Flagstaff Proposition 100
Saturday, May 14, 2005
On Tuesday, voters in Flagstaff will vote on Proposition 100, a ballot proposal directed against big-box stores.
If passed, Prop 100 will do four things.
- Prevent retail establishments larger than 125,000 square feet
- Require retail establishments larger than 75,000 square feet to restrict the sale of non-taxable grocery items to less than 8% of their floor space
- Require retail establishments larger than 75,000 square feet to be subject to economic impact studies
- Require a conditional use permit (and the associated community input and hearings) for establishments larger than 75,000 square feet
Traditionally, the anti-free market interest groups use zoning, permiting, and licensing processes to fight the development of big-box stores. Arguably, these are legitimate functions of local government (I happen to disagree with that, but that’s another topic altogether).

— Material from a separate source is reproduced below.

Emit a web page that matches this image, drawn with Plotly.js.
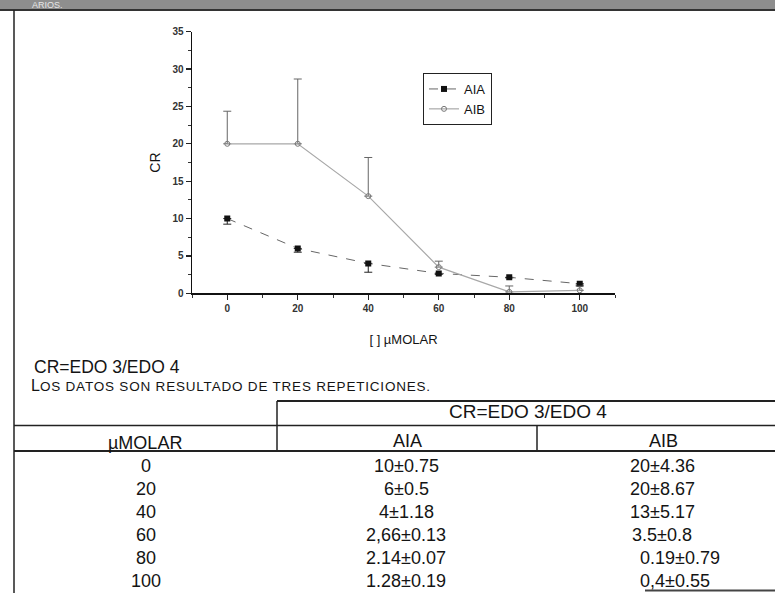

Prop 100 goes far beyond zoning. It introduces the notion that Flagstaff can determine how businesses (even those already in existence) can conduct their operations. It limits the variety of products a business can sell, based on percentage use of its floors space, forcing businesses to sell mainly taxable items, or dedicate an entire store to the sale of non-taxable grocery items.
Prop 100 is motivated almost entirely by Walmart’s desire to expand it current operations in Flagstaff to include grocery sales at an existing outlet. It falls short of naming Walmart in the proposition text, but otherwise, it amounts to a bill of attainder against Walmart.
In a missguided attempt to protect Flagstaff against the evil Walmart, Prop 100 essentially limits competition, consumer choice, and strikes a blow to the knee caps of the free market. There’s a simple way to send Walmart a message, to restrict its impact upon a community: don’t shop there. But the anti-Walmart faction knows that this tactic won’t work. Their politics aren’t strong enough to actually prevent them from shopping at Walmart (after all, it’s so cheap, and really convenient), so instead, they must attempt to force local government to limit the existence of Walmart. Instead of taking personal responsibility, they want to concede their own free will to the government, throwing everyone else’s free will out the window with it.
Walmart hasn’t helped much to stem the anti-big-box tide. Their own political action group used Nazi imagery in an ad in the Arizona Daily Sun opposing Prop 100, showing Nazi book burnings, and equating them to the stifling of consumer choice by Prop 100.
It’s a reasonable parallel, but Nazi imagery is far too politically and emotionally charged for it to be tossed around any time the government tries to chisel away at the free market or individual liberty. For a large portion of the population, Nazism is equated first with Jews in gas chambers. Its assault on liberty was far more widespread than that, but any clueful ad exec knows better than to cater to anything less than the prevalent public attitudes.
Walmart’s blunder aside, Prop 100 is a horrible assault on the free market and personal liberty. It’s yet another example of people ceding control of their own lives to the government for the sake of convenience and personal weakness.
Flagstaff voters, vote no on Proposition 100.